Ice Worker b.1895

Ice is another person with an unusual name whose siblings all have much more traditional ones (Arthur, Albert, Phyllis etc.). Her parents were John Joseph Worker, a coal miner and Ann Marsh, who is never listed with an occupation but who we can assume, with 10 children (3 sadly die) was a very busy housewife.

In the 1911 census aged 15, her occupation is given as ‘Assists at home.’ She later marries a man named Harry Mallatratt Bradder in 1924, he is a Colliery worker 10 years her senior and the Mallatratt middle name is his Mother’s maiden name. There is an interesting website on the Mallatratt family here – just click on the small ‘George Mallatratt’ at the top of the page for a great photo of Harry’s Grandfather.
They spend their whole lives in Mansfield, appearing in electoral registers at the same address Harry is living in 1911:
Register of Electors 1928\9 – North Ward District No.1
67 Union Street  Harry and Ice Bradder, Alexander and Annie Quarrell.
Register of Electors 1929\30 – North Ward District No.1
67 Union Street – Harry Bradder, Ice Bradder, Annie Quarrell.

Harry dies in 1964, leaving Ice around £5,500 in today’s money. She lives for another 14 years, they do not have any surviving children.

So… why Ice?
Ice’s birth date is shown most places as 1896, however her school admission record shows the exact date – Boxing Day 26th December 1895. There are plenty of Christmases about so it seems she missed being called something actually relatively common by one day!

ice worker

At first I thought that it was perhaps the winter when the Thames last froze over – however that was 1894-5. The Met weather report of December 1895 was actually seemingly quite mild, although some ‘inland Northern territories’ did experience temperatures between -6 to -12 degrees celcius. Whether Langfield near Chesterfield was one of those places I can’t be certain!.

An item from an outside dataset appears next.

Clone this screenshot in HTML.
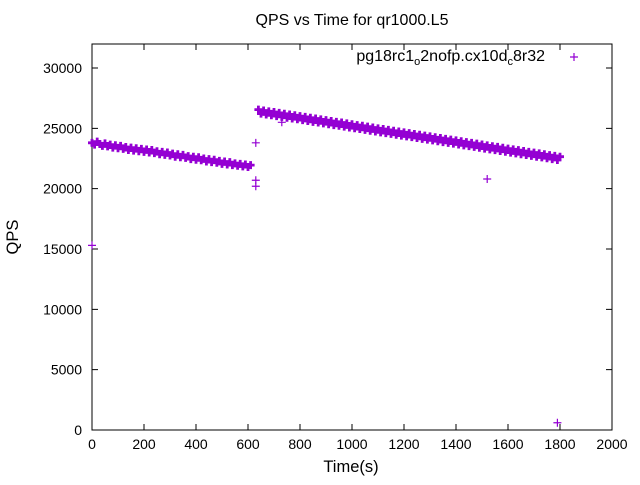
<!DOCTYPE html>
<html><head><meta charset="utf-8"><style>
body{margin:0;background:#fff}
svg text{font-family:"Liberation Sans",sans-serif;font-size:14px;fill:#000}
</style></head><body>
<svg id="chart" width="640" height="480" xmlns="http://www.w3.org/2000/svg">
<text x="352" y="25" text-anchor="middle" style="font-size:16px">QPS vs Time for qr1000.L5</text>
<rect x="92" y="44" width="520" height="386" fill="none" stroke="#000" stroke-width="1"/>
<g id="axes"></g>
<g id="marks"></g>
<text x="351" y="472" text-anchor="middle" style="font-size:16.5px">Time(s)</text>
<text x="18" y="237" text-anchor="middle" transform="rotate(-90 18 237)" style="font-size:16.5px">QPS</text>
<text x="545" y="61" text-anchor="end" style="font-size:16px">pg18rc1<tspan font-size="11" dy="4">o</tspan><tspan dy="-4">2nofp.cx10d</tspan><tspan font-size="11" dy="4">c</tspan><tspan dy="-4">8r32</tspan></text>
<path d="M570 57h8M574 53v8" stroke="#9400d3" stroke-width="1.2"/>
</svg>
<script>
const xTicks=[0,200,400,600,800,1000,1200,1400,1600,1800,2000];
const yTicks=[0,5000,10000,15000,20000,25000,30000];
const seg1Start=0, seg2Start=640, step=10;
const seg1Values=[23800,23650,23900,23700,23550,23750,23500,23650,23400,23600,23350,23550,23300,23450,23200,23400,23150,23350,23100,23300,23050,23250,23000,23200,22950,23100,22850,23050,22800,23000,22750,22900,22650,22850,22600,22800,22550,22700,22450,22650,22400,22600,22350,22500,22250,22450,22200,22400,22150,22300,22050,22250,22000,22200,21950,22100,21900,22050,21850,22000,21800,21950];
const seg2Values=[26550,26220,26480,26150,26410,26080,26350,26010,26280,25950,26210,25880,26150,25810,26080,25750,26010,25680,25950,25610,25880,25540,25810,25480,25740,25410,25680,25340,25610,25270,25540,25210,25480,25140,25410,25070,25340,25010,25270,24940,25210,24870,25140,24800,25070,24740,25000,24670,24940,24600,24870,24540,24800,24470,24740,24400,24670,24330,24600,24270,24530,24200,24470,24130,24400,24060,24330,24000,24260,23930,24200,23860,24130,23800,24060,23730,24000,23660,23930,23590,23860,23530,23790,23460,23730,23390,23660,23320,23590,23260,23520,23190,23460,23120,23390,23060,23320,22990,23260,22920,23190,22850,23120,22790,23050,22720,22990,22650,22920,22590,22850,22520,22780,22450,22720,22380,22650];
const outlierTimes=[0,630,630,630,730,1520,1790];
const outlierValues=[15300,20700,20200,23800,25500,20800,600];
const X=v=>92+v*520/2000, Y=v=>430-v*362/30000;
const NS="http://www.w3.org/2000/svg";
const axes=document.getElementById('axes'), marks=document.getElementById('marks');
function mk(tag,attrs,parent){const e=document.createElementNS(NS,tag);for(const k in attrs)e.setAttribute(k,attrs[k]);parent.appendChild(e);return e;}
xTicks.forEach(t=>{
 const x=X(t);
 const l=mk('path',{d:`M${x} 430v-6M${x} 44v6`,stroke:'#000'},axes);
 
 
 const tx=mk('text',{x:x,y:449,'text-anchor':'middle'},axes);tx.textContent=t;
 
 
});
yTicks.forEach(t=>{
 const y=Y(t);
 const l=mk('path',{d:`M92 ${y}h6M612 ${y}h-6`,stroke:'#000'},axes);
 
 
 const tx=mk('text',{x:82,y:y+5,'text-anchor':'end'},axes);tx.textContent=t;
 
 
});
function plus(t,v,w){
 const x=X(t),y=Y(v);
 const p=mk('path',{d:`M${x-4} ${y}h8M${x} ${y-4}v8`,stroke:'#9400d3','stroke-width':w},marks);
 
 
}
seg1Values.forEach((v,i)=>plus(seg1Start+i*step,v,2.8));
seg2Values.forEach((v,i)=>plus(seg2Start+i*step,v,2.8));
outlierTimes.forEach((t,i)=>plus(t,outlierValues[i],1.2));
</script>
</body></html>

Without any obvious widespread ice and snow around the UK, it seems that Ice’s name either came from more localised weather, or perhaps a specific incident which we will sadly never find out about. Or perhaps they just wanted something winter themed that was a little different from Christmas!


One thought on “Ice Worker b.1895

  1. Perhaps it was something as simple as the midwife arriving late because of an icy road. It wouldn’t have to be that cold for there to be ice on the ponds and streams and tracks. Or perhaps the registrar couldn’t spell Joyce!! It would be so lovely to know the real answer.